• Code 11287

Medieval Coins in the Christian J Thomsen Collection. Volume 1. Tears to d/j

Kristian Erslev.  Originally published in Copenhagen in 1873.  This version published by Attic Books Ltd., New York, USA, 1992. HB (light blue cloth, with gilt-lettered spine) 406 pages including 4 plates of line drawings, with 22 new plates of black and white photographs.  Translated from French to English and with corrections and amendments by Alan M Stahl and Allen G Berman, and photographs by Alex G Malloy.  An introduction by Jorgen S Jensen.  With separate PB list of estimated prices. (20 pages, 136 x 216mm, stapled).  ISBN 0915018330 and ISBN 0915018462 for the price list.  Dj has several short tears, the top slightly dusty, otherwise the contents are clean and very good.

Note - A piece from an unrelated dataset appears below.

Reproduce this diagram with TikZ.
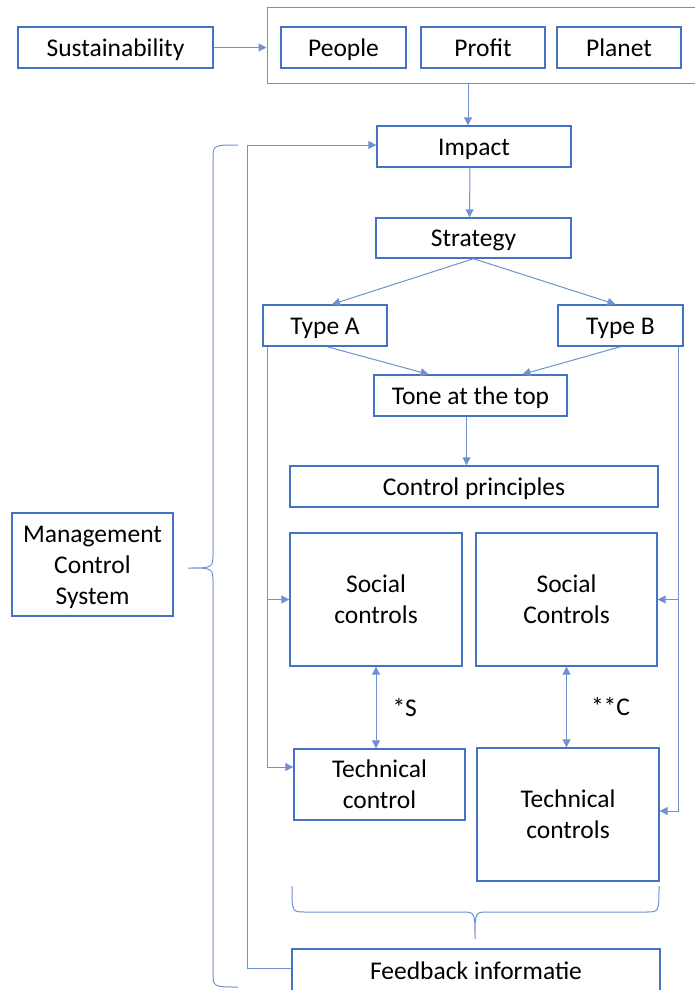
\documentclass[tikz,border=0pt]{standalone}
\usepackage{fontspec}
\setmainfont{Carlito}
\definecolor{boxblue}{RGB}{68, 114, 196}
\definecolor{lineblue}{RGB}{110, 145, 210}
\usetikzlibrary{arrows.meta, positioning}

% line strut with the font's own ascent and descent
\newcommand{\lnstrut}{\rule[-0.269em]{0pt}{1.221em}}

\tikzset{
  box/.style={draw=boxblue, line width=1.4pt, inner sep=0pt, align=center,
    font=\fontsize{25.5pt}{31pt}\selectfont,
    execute at begin node=\lnstrut, execute at end node=\lnstrut},
  frame/.style={draw=lineblue, line width=1pt, inner sep=0pt},
  arrow/.style={draw=lineblue, line width=1pt, -{Triangle[length=8pt, width=8pt]}},
  dblarrow/.style={arrow, {Triangle[length=8pt, width=8pt]}-{Triangle[length=8pt, width=8pt]}},
  brace/.style={draw=lineblue, line width=1pt},
  tag/.style={font=\fontsize{25.5pt}{31pt}\selectfont, inner sep=0pt}
}

\begin{document}
\begin{tikzpicture}[x=1pt, y=-1pt]
  \useasboundingbox (0,0) rectangle (694,990);

  % Sustainability and the three P's
  \node[box, minimum width=195, minimum height=41] (sust) at (115.5,47.5) {Sustainability};
  \node[frame, minimum width=440, minimum height=75] (ppp) at (487,45.5) {};
  \node[box, minimum width=125, minimum height=41] (people) at (343.5,47.5) {People};
  \node[box, minimum width=124, minimum height=41] (profit) at (483,47.5) {Profit};
  \node[box, minimum width=124, minimum height=41] (planet) at (619,47.5) {Planet};

  % Impact, strategy and the two types
  \node[box, minimum width=194, minimum height=41] (impact) at (474,146.5) {Impact};
  \node[box, minimum width=195, minimum height=40] (strategy) at (473.5,238) {Strategy};
  \node[box, minimum width=124, minimum height=41] (typeA) at (325,325.5) {Type A};
  \node[box, minimum width=125, minimum height=41] (typeB) at (620.5,325.5) {Type B};
  \node[box, minimum width=193, minimum height=41] (tone) at (470.5,395.5) {Tone at the top};
  \node[box, minimum width=368, minimum height=41] (principles) at (474,486.5) {Control principles};

  % Social and technical controls
  \node[box, minimum width=172, minimum height=133] (socialA) at (376,599.5) {\lnstrut Social\\controls};
  \node[box, minimum width=181, minimum height=133] (socialB) at (566.5,599.5) {\lnstrut Social\\Controls};
  \node[box, minimum width=171, minimum height=71] (techA) at (379.5,784.5) {\lnstrut Technical\\control};
  \node[box, minimum width=182, minimum height=133] (techB) at (568,814.5) {\lnstrut Technical\\controls};

  \node[box, minimum width=368, minimum height=43] (feedback) at (476,970.5) {Feedback informatie};
  \node[box, minimum width=161, minimum height=103] (mcs) at (92.5,564.5) {\lnstrut Management\\Control\\System};

  % arrows
  \draw[arrow] (sust.east) -- (sust.east -| ppp.west);
  \draw[arrow] ([xshift=-6pt]impact.north |- ppp.south) -- ([xshift=-6pt]impact.north);
  \draw[arrow] ([xshift=-4pt]impact.south) -- ([xshift=-4pt]strategy.north);
  \draw[arrow] (strategy.south) -- ([xshift=7pt]typeA.north);
  \draw[arrow] (strategy.south) -- ([xshift=-5pt]typeB.north);
  \draw[arrow] ([xshift=2pt]typeA.south) -- ([xshift=-42pt]tone.north);
  \draw[arrow] (typeB.south) -- ([xshift=52pt]tone.north);
  \draw[arrow] ([xshift=-4pt]tone.south) -- ([xshift=-4pt]tone.south |- principles.north);

  \draw[dblarrow] (socialA.south) -- node[tag, right=16pt] {*S} (socialA.south |- techA.north);
  \draw[dblarrow] (socialB.south) -- node[tag, right=24pt] {**C} (socialB.south |- techB.north);

  % type A / type B feed both controls
  \draw[arrow] ([xshift=5pt]typeA.south west) |- ([yshift=17.5pt]techA.west);
  \draw[arrow] ([xshift=5pt]typeA.south west |- socialA.west) -- (socialA.west);
  \draw[arrow] ([xshift=-5pt]typeB.south east) |- ([yshift=3.5pt]techB.east);
  \draw[arrow] ([xshift=-5pt]typeB.south east |- socialB.east) -- (socialB.east);

  % feedback loop
  \draw[arrow] ([yshift=2pt]feedback.west) -- ++(-44,0) |- ([yshift=1.5pt]impact.west);

  % braces
  \draw[brace] (292,886) .. controls (292,912) .. (305,912) -- (462,912)
    .. controls (475,912) .. (475,939) .. controls (475,912) .. (488,912)
    -- (646,912) .. controls (659,912) .. (659,886);
  \draw[brace] (238,145) .. controls (213,145) .. (213,160) -- (213,553)
    .. controls (213,568) .. (188,568) .. controls (213,568) .. (213,583)
    -- (213,972) .. controls (213,987) .. (238,987);
\end{tikzpicture}
\end{document}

This covers the following:  Byzantium, the Dark Ages, the Crusaders, Islamic coins, England, Serbia, Italy, Spain, Portugal, France, and the Low Countries.

C J Thomsen was among the most influential numismatic collectors of his time. He amassed one of the largest collections of medieval coins in Europe, if not the world at the time.
The present volume commences with the coinages of the major medieval empires in the east, namely Byzantium (including both centralized Imperial issues and provincial emissions) and Islam.
The next section deals with the early and often problematic coinages of the Dark Ages, ca. 5th-9th centuries. This section on coins of the invading Ostrogoths, Lombards, Vandals and Visigoths, as well as the Merovingian, Carolingian, and Anglo-Saxon series have been considerably updated and sometimes re-attributed with reference to more modern sources.
The third section deals with medieval coinages from the early establishment of the countries that form the basis of modern Europe and follows numismatic developments in these areas to the fifteenth century. The issues of Italy, France, Britain and the Low Countries are extensively treated and organized into secular, ecclesiastical, and civic divisions. This section also contains the coinage of Spain and Portugal, as well as newly updated treatments of Thomsen's Armenian, Serbian, and Crusader coins.
Over 4,100 coins are catalogued in this volume alone, and Thomsen's notes on rarity are also included. The coin illustrations are taken from Thomsen's own coin collection, now in the Royal Danish Museum, Copenhagen. Two bibliographies (the original and modern updatings), an addendum updating the coin attributions, an index to rulers and geographical locations, and a list of Thomsen's coins still in the Royal Collection, together with eight maps have been added to increase the scope and utility of this work for all those interested in medieval coins.

Christian J Thomsen 
Born in 1788, the son of a wealthy Copenhagen merchant, Thomsen had no formal university education. Nevertheless, he managed to achieve a high level of self-education. By the time he was twenty-eight, he was named Secretary to the Royal Commission of Antiquities. In 1832 he was appointed assistant-keeper of the Royal Cabinet of Coins, succeeding as its keeper ten years later. Thomsen pioneered modern museum practice by permitting the public viewing of the collections. He reformed and augmented the collections and was known as a great organizer. In his will, he left his impressive collection of medieval coins to the Royal Cabinet under the proviso that it be published. 

Kristian S Erslev 
As a student aged nineteen, Kristian Erslev was given the task of completing the Thomsen Collection catalogue. By 1876 he had completed and published his work in three volumes, of which this is the first.  He died in 1930.